EXERCISE REQUIREMENTS: Pictures stay out of your copy, but everything else in the records below must be repeated exactly.

---- INPUT FOR THIS TASK

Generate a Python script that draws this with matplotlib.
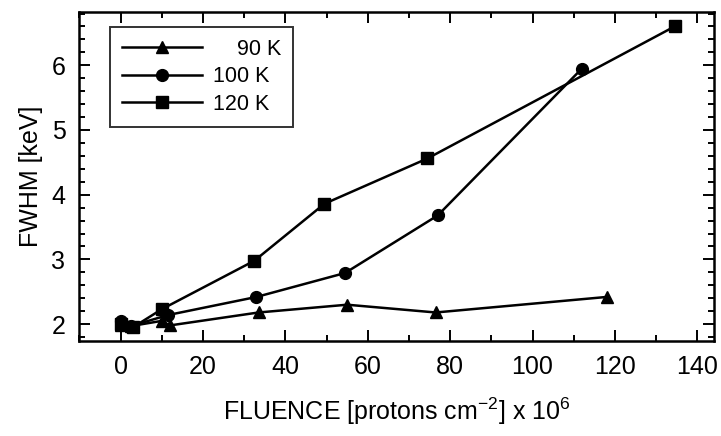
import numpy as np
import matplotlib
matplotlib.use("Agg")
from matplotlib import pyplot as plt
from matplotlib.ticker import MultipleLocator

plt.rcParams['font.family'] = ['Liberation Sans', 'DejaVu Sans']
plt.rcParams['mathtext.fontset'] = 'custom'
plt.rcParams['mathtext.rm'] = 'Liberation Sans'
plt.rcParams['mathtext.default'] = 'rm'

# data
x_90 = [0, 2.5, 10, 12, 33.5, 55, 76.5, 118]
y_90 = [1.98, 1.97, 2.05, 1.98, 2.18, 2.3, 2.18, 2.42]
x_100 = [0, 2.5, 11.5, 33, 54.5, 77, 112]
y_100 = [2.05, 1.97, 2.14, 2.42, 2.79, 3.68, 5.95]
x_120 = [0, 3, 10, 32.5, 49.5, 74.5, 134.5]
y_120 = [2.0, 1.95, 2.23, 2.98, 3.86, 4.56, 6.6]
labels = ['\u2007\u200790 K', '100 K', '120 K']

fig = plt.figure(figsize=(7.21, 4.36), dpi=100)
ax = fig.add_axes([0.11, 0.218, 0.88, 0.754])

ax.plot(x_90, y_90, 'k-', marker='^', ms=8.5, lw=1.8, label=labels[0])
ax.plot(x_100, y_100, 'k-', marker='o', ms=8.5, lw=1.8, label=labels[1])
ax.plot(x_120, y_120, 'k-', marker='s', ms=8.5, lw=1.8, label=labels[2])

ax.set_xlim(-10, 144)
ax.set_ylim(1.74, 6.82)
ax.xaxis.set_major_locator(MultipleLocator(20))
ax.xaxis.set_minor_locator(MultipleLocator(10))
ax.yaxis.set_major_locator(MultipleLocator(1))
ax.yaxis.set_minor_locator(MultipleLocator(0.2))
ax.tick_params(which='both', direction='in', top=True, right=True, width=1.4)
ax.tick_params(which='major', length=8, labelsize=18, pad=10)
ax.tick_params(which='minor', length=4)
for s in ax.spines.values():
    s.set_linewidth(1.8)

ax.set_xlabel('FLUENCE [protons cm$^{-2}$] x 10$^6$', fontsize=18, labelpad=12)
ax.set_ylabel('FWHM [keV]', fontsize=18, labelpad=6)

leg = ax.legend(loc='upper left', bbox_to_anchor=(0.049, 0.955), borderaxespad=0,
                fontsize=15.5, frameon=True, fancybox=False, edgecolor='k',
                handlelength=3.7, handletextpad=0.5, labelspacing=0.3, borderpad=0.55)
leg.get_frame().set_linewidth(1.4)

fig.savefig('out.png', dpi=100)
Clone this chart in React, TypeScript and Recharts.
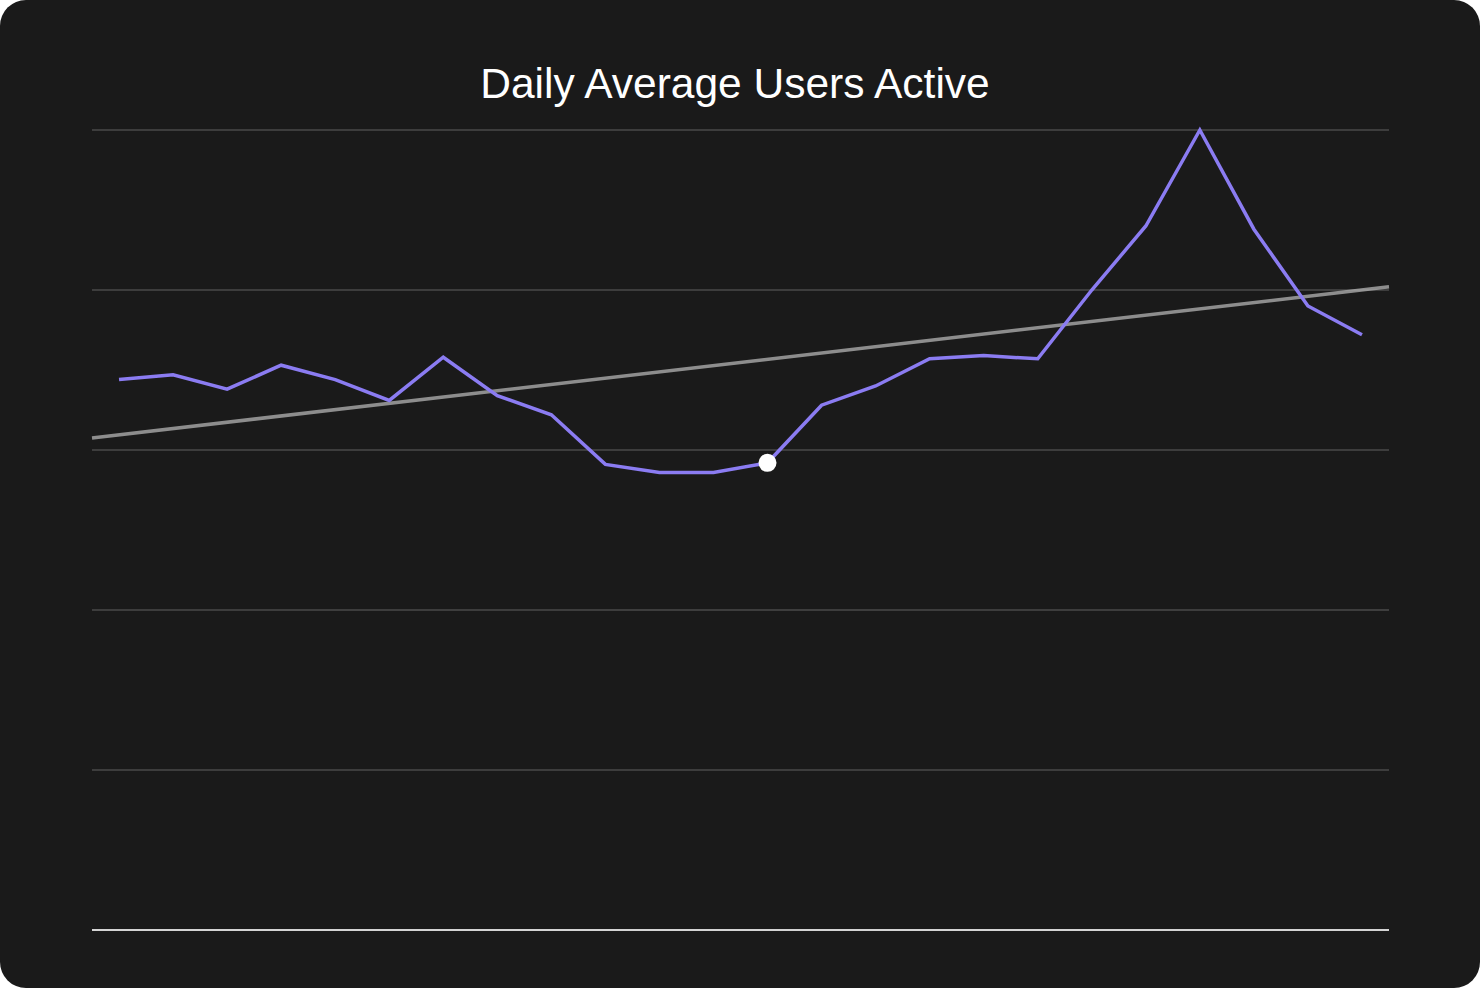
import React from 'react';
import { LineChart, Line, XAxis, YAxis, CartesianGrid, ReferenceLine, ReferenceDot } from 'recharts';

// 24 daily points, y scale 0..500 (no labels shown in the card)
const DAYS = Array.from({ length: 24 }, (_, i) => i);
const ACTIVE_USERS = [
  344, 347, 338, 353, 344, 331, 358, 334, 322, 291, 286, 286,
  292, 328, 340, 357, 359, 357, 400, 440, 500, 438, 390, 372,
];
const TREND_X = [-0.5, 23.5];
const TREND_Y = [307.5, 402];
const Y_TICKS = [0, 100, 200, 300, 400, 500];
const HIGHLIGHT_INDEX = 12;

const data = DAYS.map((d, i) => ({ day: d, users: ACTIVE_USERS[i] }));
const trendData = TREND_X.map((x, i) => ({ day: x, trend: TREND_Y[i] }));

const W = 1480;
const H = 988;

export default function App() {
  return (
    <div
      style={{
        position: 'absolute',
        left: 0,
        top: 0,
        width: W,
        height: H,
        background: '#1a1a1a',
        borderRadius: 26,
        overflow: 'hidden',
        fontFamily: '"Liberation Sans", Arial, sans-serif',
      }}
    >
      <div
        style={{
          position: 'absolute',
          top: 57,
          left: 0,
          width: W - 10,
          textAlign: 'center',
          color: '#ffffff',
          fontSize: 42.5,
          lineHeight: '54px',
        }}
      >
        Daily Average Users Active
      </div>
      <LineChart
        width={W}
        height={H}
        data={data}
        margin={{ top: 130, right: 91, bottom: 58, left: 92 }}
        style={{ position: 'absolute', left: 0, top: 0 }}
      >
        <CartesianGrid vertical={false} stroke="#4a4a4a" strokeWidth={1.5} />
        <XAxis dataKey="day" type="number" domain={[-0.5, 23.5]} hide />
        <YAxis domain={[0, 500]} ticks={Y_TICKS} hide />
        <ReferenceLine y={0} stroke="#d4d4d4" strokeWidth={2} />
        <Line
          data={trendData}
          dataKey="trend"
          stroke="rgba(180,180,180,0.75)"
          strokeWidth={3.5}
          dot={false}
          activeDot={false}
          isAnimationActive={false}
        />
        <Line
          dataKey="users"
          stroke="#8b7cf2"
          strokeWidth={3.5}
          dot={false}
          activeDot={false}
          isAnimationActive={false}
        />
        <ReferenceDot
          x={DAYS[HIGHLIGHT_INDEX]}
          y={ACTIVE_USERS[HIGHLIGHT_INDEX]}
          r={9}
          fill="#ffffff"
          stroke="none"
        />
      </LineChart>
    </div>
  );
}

--------

THE REPLY:
Generate a Python script that draws this with matplotlib.
import numpy as np
import matplotlib
matplotlib.use("Agg")
from matplotlib import pyplot as plt
from matplotlib.ticker import MultipleLocator

plt.rcParams['font.family'] = ['Liberation Sans', 'DejaVu Sans']
plt.rcParams['mathtext.fontset'] = 'custom'
plt.rcParams['mathtext.rm'] = 'Liberation Sans'
plt.rcParams['mathtext.default'] = 'rm'

# data
x_90 = [0, 2.5, 10, 12, 33.5, 55, 76.5, 118]
y_90 = [1.98, 1.97, 2.05, 1.98, 2.18, 2.3, 2.18, 2.42]
x_100 = [0, 2.5, 11.5, 33, 54.5, 77, 112]
y_100 = [2.05, 1.97, 2.14, 2.42, 2.79, 3.68, 5.95]
x_120 = [0, 3, 10, 32.5, 49.5, 74.5, 134.5]
y_120 = [2.0, 1.95, 2.23, 2.98, 3.86, 4.56, 6.6]
labels = ['\u2007\u200790 K', '100 K', '120 K']

fig = plt.figure(figsize=(7.21, 4.36), dpi=100)
ax = fig.add_axes([0.11, 0.218, 0.88, 0.754])

ax.plot(x_90, y_90, 'k-', marker='^', ms=8.5, lw=1.8, label=labels[0])
ax.plot(x_100, y_100, 'k-', marker='o', ms=8.5, lw=1.8, label=labels[1])
ax.plot(x_120, y_120, 'k-', marker='s', ms=8.5, lw=1.8, label=labels[2])

ax.set_xlim(-10, 144)
ax.set_ylim(1.74, 6.82)
ax.xaxis.set_major_locator(MultipleLocator(20))
ax.xaxis.set_minor_locator(MultipleLocator(10))
ax.yaxis.set_major_locator(MultipleLocator(1))
ax.yaxis.set_minor_locator(MultipleLocator(0.2))
ax.tick_params(which='both', direction='in', top=True, right=True, width=1.4)
ax.tick_params(which='major', length=8, labelsize=18, pad=10)
ax.tick_params(which='minor', length=4)
for s in ax.spines.values():
    s.set_linewidth(1.8)

ax.set_xlabel('FLUENCE [protons cm$^{-2}$] x 10$^6$', fontsize=18, labelpad=12)
ax.set_ylabel('FWHM [keV]', fontsize=18, labelpad=6)

leg = ax.legend(loc='upper left', bbox_to_anchor=(0.049, 0.955), borderaxespad=0,
                fontsize=15.5, frameon=True, fancybox=False, edgecolor='k',
                handlelength=3.7, handletextpad=0.5, labelspacing=0.3, borderpad=0.55)
leg.get_frame().set_linewidth(1.4)

fig.savefig('out.png', dpi=100)
Clone this chart in React, TypeScript and Recharts.
import React from 'react';
import { LineChart, Line, XAxis, YAxis, CartesianGrid, ReferenceLine, ReferenceDot } from 'recharts';

// 24 daily points, y scale 0..500 (no labels shown in the card)
const DAYS = Array.from({ length: 24 }, (_, i) => i);
const ACTIVE_USERS = [
  344, 347, 338, 353, 344, 331, 358, 334, 322, 291, 286, 286,
  292, 328, 340, 357, 359, 357, 400, 440, 500, 438, 390, 372,
];
const TREND_X = [-0.5, 23.5];
const TREND_Y = [307.5, 402];
const Y_TICKS = [0, 100, 200, 300, 400, 500];
const HIGHLIGHT_INDEX = 12;

const data = DAYS.map((d, i) => ({ day: d, users: ACTIVE_USERS[i] }));
const trendData = TREND_X.map((x, i) => ({ day: x, trend: TREND_Y[i] }));

const W = 1480;
const H = 988;

export default function App() {
  return (
    <div
      style={{
        position: 'absolute',
        left: 0,
        top: 0,
        width: W,
        height: H,
        background: '#1a1a1a',
        borderRadius: 26,
        overflow: 'hidden',
        fontFamily: '"Liberation Sans", Arial, sans-serif',
      }}
    >
      <div
        style={{
          position: 'absolute',
          top: 57,
          left: 0,
          width: W - 10,
          textAlign: 'center',
          color: '#ffffff',
          fontSize: 42.5,
          lineHeight: '54px',
        }}
      >
        Daily Average Users Active
      </div>
      <LineChart
        width={W}
        height={H}
        data={data}
        margin={{ top: 130, right: 91, bottom: 58, left: 92 }}
        style={{ position: 'absolute', left: 0, top: 0 }}
      >
        <CartesianGrid vertical={false} stroke="#4a4a4a" strokeWidth={1.5} />
        <XAxis dataKey="day" type="number" domain={[-0.5, 23.5]} hide />
        <YAxis domain={[0, 500]} ticks={Y_TICKS} hide />
        <ReferenceLine y={0} stroke="#d4d4d4" strokeWidth={2} />
        <Line
          data={trendData}
          dataKey="trend"
          stroke="rgba(180,180,180,0.75)"
          strokeWidth={3.5}
          dot={false}
          activeDot={false}
          isAnimationActive={false}
        />
        <Line
          dataKey="users"
          stroke="#8b7cf2"
          strokeWidth={3.5}
          dot={false}
          activeDot={false}
          isAnimationActive={false}
        />
        <ReferenceDot
          x={DAYS[HIGHLIGHT_INDEX]}
          y={ACTIVE_USERS[HIGHLIGHT_INDEX]}
          r={9}
          fill="#ffffff"
          stroke="none"
        />
      </LineChart>
    </div>
  );
}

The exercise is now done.